Pictures stay out of the copy. Please reproduce only the lines between the one holding "Write a Python" and the one holding "font_size = 13", inclusive.

--- start DATA ROWS ---

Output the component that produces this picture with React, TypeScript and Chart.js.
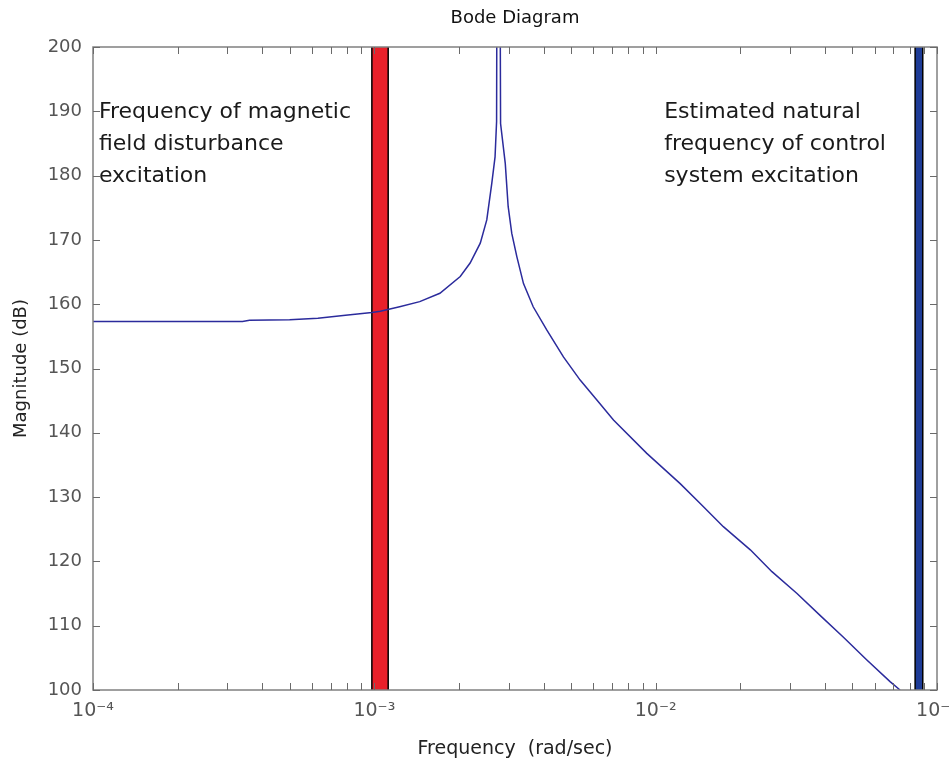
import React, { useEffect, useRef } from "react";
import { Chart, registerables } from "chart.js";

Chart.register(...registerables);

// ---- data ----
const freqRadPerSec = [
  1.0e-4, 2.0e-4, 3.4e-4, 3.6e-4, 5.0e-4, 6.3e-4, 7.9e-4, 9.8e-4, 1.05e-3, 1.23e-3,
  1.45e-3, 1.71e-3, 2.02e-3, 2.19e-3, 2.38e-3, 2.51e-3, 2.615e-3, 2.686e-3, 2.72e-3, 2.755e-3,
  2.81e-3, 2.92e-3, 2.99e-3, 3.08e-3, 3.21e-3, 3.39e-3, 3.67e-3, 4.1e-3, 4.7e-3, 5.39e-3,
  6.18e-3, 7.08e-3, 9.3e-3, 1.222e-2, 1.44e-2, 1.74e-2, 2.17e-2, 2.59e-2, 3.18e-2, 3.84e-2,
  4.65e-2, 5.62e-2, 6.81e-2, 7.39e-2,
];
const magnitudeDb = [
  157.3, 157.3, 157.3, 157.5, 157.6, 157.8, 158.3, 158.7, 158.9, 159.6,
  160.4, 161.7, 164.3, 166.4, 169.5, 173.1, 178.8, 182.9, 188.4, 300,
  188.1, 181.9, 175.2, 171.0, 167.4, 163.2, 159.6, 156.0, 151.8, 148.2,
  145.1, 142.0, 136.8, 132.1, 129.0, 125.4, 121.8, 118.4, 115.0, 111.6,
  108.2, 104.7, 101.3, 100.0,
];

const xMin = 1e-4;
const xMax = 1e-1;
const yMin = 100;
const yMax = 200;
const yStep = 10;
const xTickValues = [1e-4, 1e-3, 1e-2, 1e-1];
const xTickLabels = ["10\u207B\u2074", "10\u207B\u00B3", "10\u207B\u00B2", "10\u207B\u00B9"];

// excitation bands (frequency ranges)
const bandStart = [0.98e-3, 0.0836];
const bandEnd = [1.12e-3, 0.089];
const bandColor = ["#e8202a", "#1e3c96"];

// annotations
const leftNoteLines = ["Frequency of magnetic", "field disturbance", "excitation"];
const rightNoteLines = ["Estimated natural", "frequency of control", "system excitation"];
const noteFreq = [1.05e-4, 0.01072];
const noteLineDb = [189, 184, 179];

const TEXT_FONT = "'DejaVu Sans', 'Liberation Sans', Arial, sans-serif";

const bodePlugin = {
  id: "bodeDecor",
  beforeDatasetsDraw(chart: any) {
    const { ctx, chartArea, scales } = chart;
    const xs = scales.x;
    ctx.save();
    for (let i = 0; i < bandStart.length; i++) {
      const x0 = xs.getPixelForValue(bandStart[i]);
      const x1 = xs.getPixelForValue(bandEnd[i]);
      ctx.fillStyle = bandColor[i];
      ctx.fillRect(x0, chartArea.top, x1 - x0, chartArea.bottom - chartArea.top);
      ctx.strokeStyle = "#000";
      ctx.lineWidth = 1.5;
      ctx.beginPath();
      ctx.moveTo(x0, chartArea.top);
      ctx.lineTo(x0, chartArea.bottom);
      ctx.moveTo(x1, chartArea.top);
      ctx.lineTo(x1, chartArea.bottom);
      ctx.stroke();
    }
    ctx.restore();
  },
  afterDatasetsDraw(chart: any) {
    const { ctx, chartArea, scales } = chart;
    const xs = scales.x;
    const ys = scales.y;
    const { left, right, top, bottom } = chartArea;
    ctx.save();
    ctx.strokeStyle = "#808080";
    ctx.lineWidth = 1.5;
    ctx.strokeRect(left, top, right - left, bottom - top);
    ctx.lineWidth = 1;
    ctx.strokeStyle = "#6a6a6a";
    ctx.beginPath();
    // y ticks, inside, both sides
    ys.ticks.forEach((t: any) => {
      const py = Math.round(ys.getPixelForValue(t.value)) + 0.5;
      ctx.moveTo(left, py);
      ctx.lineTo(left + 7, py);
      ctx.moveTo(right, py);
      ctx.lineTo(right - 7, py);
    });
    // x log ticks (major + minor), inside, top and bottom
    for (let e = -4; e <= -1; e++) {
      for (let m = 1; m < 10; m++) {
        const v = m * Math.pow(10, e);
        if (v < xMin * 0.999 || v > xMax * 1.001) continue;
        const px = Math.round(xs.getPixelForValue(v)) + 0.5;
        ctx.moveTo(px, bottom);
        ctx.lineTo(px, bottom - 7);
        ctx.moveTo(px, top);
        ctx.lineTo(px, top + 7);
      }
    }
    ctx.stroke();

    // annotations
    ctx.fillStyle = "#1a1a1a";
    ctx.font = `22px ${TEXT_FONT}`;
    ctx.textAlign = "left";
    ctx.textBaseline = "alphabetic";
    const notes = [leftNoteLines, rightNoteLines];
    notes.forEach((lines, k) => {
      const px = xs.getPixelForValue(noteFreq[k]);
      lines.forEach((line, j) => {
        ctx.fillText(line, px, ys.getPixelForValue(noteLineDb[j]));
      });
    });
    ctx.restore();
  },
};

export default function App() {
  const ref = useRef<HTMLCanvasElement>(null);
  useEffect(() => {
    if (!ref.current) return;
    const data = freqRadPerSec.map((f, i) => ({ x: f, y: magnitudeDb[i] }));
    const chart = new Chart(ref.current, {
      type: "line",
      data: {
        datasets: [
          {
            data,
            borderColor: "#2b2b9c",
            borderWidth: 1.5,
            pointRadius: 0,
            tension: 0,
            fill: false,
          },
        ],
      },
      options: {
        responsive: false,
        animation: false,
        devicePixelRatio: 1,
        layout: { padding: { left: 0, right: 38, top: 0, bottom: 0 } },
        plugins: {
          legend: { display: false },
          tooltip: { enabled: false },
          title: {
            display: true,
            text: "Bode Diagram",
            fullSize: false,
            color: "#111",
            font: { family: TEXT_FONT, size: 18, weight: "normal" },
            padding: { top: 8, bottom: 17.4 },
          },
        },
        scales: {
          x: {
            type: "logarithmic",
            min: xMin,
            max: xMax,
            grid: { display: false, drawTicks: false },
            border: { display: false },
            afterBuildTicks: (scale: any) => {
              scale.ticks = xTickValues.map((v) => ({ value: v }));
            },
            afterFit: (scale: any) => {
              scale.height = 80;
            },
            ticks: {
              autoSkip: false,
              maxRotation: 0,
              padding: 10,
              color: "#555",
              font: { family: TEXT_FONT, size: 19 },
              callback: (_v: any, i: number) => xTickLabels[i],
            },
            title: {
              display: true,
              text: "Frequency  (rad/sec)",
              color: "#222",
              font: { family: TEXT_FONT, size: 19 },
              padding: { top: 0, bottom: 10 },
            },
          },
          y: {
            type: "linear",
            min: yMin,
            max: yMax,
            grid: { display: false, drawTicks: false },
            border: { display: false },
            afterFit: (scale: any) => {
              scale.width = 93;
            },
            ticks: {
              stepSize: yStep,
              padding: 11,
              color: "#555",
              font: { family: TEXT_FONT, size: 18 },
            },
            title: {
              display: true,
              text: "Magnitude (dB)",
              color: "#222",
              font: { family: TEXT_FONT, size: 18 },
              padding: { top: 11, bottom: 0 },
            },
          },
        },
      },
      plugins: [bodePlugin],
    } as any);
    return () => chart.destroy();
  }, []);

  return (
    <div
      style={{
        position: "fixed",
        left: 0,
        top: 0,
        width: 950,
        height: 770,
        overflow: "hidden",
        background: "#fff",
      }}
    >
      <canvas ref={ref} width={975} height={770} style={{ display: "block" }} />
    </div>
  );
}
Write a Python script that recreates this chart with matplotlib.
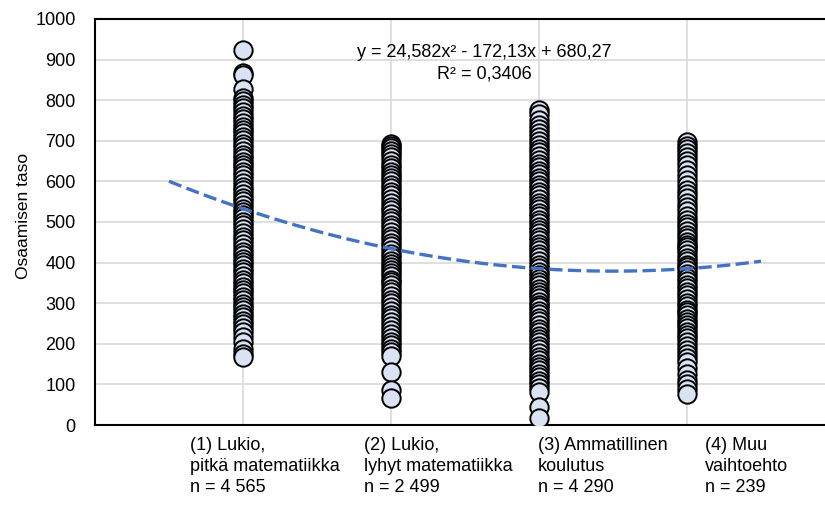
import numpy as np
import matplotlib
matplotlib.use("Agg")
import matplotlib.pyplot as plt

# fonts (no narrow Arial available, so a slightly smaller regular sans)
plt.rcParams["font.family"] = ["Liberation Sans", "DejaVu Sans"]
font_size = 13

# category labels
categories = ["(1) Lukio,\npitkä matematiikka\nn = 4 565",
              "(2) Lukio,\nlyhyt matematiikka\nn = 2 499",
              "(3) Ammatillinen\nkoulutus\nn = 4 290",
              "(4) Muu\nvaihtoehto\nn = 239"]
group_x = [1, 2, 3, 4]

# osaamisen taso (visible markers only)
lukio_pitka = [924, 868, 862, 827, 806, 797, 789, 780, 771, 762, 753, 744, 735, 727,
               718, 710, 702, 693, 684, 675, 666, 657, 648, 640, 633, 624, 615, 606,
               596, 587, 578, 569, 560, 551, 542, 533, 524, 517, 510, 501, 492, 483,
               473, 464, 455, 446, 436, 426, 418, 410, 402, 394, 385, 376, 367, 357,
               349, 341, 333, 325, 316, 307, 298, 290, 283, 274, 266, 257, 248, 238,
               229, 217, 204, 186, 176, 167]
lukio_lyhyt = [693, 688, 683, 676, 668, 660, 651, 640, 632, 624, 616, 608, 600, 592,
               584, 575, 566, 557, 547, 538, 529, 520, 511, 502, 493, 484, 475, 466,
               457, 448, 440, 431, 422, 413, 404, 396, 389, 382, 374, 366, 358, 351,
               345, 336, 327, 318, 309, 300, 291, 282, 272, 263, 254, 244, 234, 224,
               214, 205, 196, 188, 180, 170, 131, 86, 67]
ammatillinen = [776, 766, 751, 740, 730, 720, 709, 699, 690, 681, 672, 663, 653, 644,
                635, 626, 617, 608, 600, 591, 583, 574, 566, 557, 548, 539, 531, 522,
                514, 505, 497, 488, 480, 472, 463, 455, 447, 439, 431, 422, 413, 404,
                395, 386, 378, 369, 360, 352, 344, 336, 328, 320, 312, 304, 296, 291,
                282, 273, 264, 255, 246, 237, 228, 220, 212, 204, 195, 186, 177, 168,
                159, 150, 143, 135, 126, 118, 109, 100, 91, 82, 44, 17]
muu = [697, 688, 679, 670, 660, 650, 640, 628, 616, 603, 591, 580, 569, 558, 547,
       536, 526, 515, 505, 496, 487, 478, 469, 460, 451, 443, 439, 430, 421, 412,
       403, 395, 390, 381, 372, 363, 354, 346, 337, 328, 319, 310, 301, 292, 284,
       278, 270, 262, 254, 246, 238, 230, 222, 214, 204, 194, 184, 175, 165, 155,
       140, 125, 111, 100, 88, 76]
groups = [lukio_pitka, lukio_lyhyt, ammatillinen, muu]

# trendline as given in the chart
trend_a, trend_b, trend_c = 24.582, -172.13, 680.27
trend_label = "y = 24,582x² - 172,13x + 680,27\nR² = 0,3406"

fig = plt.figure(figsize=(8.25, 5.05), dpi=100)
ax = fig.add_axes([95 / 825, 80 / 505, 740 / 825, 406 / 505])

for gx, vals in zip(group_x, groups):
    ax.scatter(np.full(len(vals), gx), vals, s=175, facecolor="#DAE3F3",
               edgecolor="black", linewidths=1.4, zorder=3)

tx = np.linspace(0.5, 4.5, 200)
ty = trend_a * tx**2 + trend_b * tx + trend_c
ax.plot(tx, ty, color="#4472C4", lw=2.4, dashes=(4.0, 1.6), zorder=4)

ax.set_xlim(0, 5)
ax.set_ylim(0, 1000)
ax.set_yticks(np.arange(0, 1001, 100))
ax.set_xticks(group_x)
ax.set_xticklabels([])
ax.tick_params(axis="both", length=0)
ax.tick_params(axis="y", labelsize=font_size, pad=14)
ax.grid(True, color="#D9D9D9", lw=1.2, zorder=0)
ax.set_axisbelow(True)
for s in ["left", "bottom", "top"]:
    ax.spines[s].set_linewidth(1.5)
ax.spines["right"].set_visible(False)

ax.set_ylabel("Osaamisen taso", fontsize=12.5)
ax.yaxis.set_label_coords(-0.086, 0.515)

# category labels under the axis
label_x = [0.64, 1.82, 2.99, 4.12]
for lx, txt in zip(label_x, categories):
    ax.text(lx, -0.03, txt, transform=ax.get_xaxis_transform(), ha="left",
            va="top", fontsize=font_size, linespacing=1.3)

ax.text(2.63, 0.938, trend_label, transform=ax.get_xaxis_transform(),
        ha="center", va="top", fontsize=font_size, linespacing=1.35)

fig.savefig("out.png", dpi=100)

--- end DATA ROWS ---

**CORRECT RESPONSE**.
Write a Python script that recreates this chart with matplotlib.
import numpy as np
import matplotlib
matplotlib.use("Agg")
import matplotlib.pyplot as plt

# fonts (no narrow Arial available, so a slightly smaller regular sans)
plt.rcParams["font.family"] = ["Liberation Sans", "DejaVu Sans"]
font_size = 13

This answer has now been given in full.